#### [Source excerpt]
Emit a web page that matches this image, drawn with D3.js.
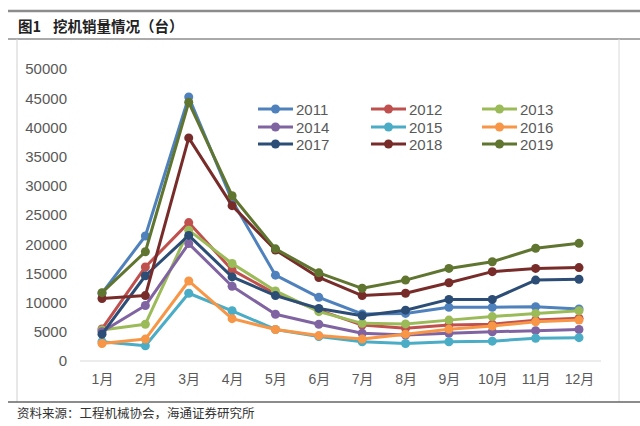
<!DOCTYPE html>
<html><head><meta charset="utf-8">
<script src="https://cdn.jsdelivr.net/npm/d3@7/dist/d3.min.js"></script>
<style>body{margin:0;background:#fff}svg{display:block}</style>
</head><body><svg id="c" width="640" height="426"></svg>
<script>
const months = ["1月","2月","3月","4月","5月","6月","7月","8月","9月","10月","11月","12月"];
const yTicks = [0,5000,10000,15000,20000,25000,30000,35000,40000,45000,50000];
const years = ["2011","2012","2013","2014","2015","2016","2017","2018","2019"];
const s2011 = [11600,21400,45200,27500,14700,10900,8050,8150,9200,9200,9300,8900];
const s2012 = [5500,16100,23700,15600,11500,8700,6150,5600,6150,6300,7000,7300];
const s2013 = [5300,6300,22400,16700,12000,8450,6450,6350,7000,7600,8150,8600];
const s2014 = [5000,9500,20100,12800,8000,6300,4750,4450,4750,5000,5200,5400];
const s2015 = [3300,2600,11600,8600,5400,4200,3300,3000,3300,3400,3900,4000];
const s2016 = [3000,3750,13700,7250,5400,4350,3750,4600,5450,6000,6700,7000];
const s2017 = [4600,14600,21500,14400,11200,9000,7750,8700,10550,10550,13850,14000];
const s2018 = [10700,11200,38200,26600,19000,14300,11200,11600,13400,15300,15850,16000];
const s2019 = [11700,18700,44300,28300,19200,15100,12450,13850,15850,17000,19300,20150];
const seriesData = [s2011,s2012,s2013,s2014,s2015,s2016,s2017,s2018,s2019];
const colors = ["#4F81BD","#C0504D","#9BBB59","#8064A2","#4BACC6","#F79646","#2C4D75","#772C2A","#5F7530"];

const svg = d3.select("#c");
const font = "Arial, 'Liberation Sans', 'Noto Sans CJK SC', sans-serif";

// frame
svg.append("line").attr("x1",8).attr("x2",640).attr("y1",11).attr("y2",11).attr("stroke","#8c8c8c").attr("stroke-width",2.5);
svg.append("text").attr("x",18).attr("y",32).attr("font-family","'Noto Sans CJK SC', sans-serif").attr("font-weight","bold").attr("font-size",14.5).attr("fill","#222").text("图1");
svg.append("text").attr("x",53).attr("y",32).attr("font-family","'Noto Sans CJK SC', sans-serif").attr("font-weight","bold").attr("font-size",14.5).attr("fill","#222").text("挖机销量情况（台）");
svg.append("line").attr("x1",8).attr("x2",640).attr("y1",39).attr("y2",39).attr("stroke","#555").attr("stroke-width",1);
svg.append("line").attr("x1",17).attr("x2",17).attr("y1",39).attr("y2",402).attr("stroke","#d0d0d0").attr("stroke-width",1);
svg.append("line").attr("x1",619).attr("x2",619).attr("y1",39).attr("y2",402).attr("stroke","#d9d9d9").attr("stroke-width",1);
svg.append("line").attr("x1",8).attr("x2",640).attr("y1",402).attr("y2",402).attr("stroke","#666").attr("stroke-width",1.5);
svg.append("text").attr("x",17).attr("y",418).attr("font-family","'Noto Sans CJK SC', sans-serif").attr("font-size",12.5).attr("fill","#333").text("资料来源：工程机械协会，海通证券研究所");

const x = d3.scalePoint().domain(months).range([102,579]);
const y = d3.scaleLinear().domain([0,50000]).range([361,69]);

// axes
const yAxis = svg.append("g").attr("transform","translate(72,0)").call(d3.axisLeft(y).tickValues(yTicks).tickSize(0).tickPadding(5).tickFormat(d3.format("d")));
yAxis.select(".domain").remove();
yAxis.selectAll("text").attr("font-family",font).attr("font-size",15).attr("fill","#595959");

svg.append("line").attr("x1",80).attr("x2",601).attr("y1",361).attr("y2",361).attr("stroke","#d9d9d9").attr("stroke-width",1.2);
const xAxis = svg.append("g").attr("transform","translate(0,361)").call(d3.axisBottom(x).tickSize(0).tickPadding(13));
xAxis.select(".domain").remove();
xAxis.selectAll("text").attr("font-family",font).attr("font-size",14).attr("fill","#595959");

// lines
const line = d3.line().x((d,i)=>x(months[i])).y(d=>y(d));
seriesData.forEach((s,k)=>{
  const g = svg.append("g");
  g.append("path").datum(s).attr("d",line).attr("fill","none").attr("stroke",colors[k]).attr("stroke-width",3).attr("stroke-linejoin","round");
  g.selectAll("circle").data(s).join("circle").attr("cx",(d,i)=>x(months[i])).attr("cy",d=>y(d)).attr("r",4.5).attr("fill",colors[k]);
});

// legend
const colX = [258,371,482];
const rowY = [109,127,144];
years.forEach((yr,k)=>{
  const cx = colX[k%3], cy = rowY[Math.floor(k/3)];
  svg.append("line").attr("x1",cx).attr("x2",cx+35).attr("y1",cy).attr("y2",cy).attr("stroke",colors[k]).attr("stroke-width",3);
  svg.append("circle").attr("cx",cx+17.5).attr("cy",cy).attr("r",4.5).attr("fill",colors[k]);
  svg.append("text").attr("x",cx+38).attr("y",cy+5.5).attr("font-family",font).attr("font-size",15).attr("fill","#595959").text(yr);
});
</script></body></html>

#### [Required task]
All of the data needs repeating exactly, but the pictures do not.

#### [Solution to this problem]
Emit a web page that matches this image, drawn with D3.js.
<!DOCTYPE html>
<html><head><meta charset="utf-8">
<script src="https://cdn.jsdelivr.net/npm/d3@7/dist/d3.min.js"></script>
<style>body{margin:0;background:#fff}svg{display:block}</style>
</head><body><svg id="c" width="640" height="426"></svg>
<script>
const months = ["1月","2月","3月","4月","5月","6月","7月","8月","9月","10月","11月","12月"];
const yTicks = [0,5000,10000,15000,20000,25000,30000,35000,40000,45000,50000];
const years = ["2011","2012","2013","2014","2015","2016","2017","2018","2019"];
const s2011 = [11600,21400,45200,27500,14700,10900,8050,8150,9200,9200,9300,8900];
const s2012 = [5500,16100,23700,15600,11500,8700,6150,5600,6150,6300,7000,7300];
const s2013 = [5300,6300,22400,16700,12000,8450,6450,6350,7000,7600,8150,8600];
const s2014 = [5000,9500,20100,12800,8000,6300,4750,4450,4750,5000,5200,5400];
const s2015 = [3300,2600,11600,8600,5400,4200,3300,3000,3300,3400,3900,4000];
const s2016 = [3000,3750,13700,7250,5400,4350,3750,4600,5450,6000,6700,7000];
const s2017 = [4600,14600,21500,14400,11200,9000,7750,8700,10550,10550,13850,14000];
const s2018 = [10700,11200,38200,26600,19000,14300,11200,11600,13400,15300,15850,16000];
const s2019 = [11700,18700,44300,28300,19200,15100,12450,13850,15850,17000,19300,20150];
const seriesData = [s2011,s2012,s2013,s2014,s2015,s2016,s2017,s2018,s2019];
const colors = ["#4F81BD","#C0504D","#9BBB59","#8064A2","#4BACC6","#F79646","#2C4D75","#772C2A","#5F7530"];

const svg = d3.select("#c");
const font = "Arial, 'Liberation Sans', 'Noto Sans CJK SC', sans-serif";

// frame
svg.append("line").attr("x1",8).attr("x2",640).attr("y1",11).attr("y2",11).attr("stroke","#8c8c8c").attr("stroke-width",2.5);
svg.append("text").attr("x",18).attr("y",32).attr("font-family","'Noto Sans CJK SC', sans-serif").attr("font-weight","bold").attr("font-size",14.5).attr("fill","#222").text("图1");
svg.append("text").attr("x",53).attr("y",32).attr("font-family","'Noto Sans CJK SC', sans-serif").attr("font-weight","bold").attr("font-size",14.5).attr("fill","#222").text("挖机销量情况（台）");
svg.append("line").attr("x1",8).attr("x2",640).attr("y1",39).attr("y2",39).attr("stroke","#555").attr("stroke-width",1);
svg.append("line").attr("x1",17).attr("x2",17).attr("y1",39).attr("y2",402).attr("stroke","#d0d0d0").attr("stroke-width",1);
svg.append("line").attr("x1",619).attr("x2",619).attr("y1",39).attr("y2",402).attr("stroke","#d9d9d9").attr("stroke-width",1);
svg.append("line").attr("x1",8).attr("x2",640).attr("y1",402).attr("y2",402).attr("stroke","#666").attr("stroke-width",1.5);
svg.append("text").attr("x",17).attr("y",418).attr("font-family","'Noto Sans CJK SC', sans-serif").attr("font-size",12.5).attr("fill","#333").text("资料来源：工程机械协会，海通证券研究所");

const x = d3.scalePoint().domain(months).range([102,579]);
const y = d3.scaleLinear().domain([0,50000]).range([361,69]);

// axes
const yAxis = svg.append("g").attr("transform","translate(72,0)").call(d3.axisLeft(y).tickValues(yTicks).tickSize(0).tickPadding(5).tickFormat(d3.format("d")));
yAxis.select(".domain").remove();
yAxis.selectAll("text").attr("font-family",font).attr("font-size",15).attr("fill","#595959");

svg.append("line").attr("x1",80).attr("x2",601).attr("y1",361).attr("y2",361).attr("stroke","#d9d9d9").attr("stroke-width",1.2);
const xAxis = svg.append("g").attr("transform","translate(0,361)").call(d3.axisBottom(x).tickSize(0).tickPadding(13));
xAxis.select(".domain").remove();
xAxis.selectAll("text").attr("font-family",font).attr("font-size",14).attr("fill","#595959");

// lines
const line = d3.line().x((d,i)=>x(months[i])).y(d=>y(d));
seriesData.forEach((s,k)=>{
  const g = svg.append("g");
  g.append("path").datum(s).attr("d",line).attr("fill","none").attr("stroke",colors[k]).attr("stroke-width",3).attr("stroke-linejoin","round");
  g.selectAll("circle").data(s).join("circle").attr("cx",(d,i)=>x(months[i])).attr("cy",d=>y(d)).attr("r",4.5).attr("fill",colors[k]);
});

// legend
const colX = [258,371,482];
const rowY = [109,127,144];
years.forEach((yr,k)=>{
  const cx = colX[k%3], cy = rowY[Math.floor(k/3)];
  svg.append("line").attr("x1",cx).attr("x2",cx+35).attr("y1",cy).attr("y2",cy).attr("stroke",colors[k]).attr("stroke-width",3);
  svg.append("circle").attr("cx",cx+17.5).attr("cy",cy).attr("r",4.5).attr("fill",colors[k]);
  svg.append("text").attr("x",cx+38).attr("y",cy+5.5).attr("font-family",font).attr("font-size",15).attr("fill","#595959").text(yr);
});
</script></body></html>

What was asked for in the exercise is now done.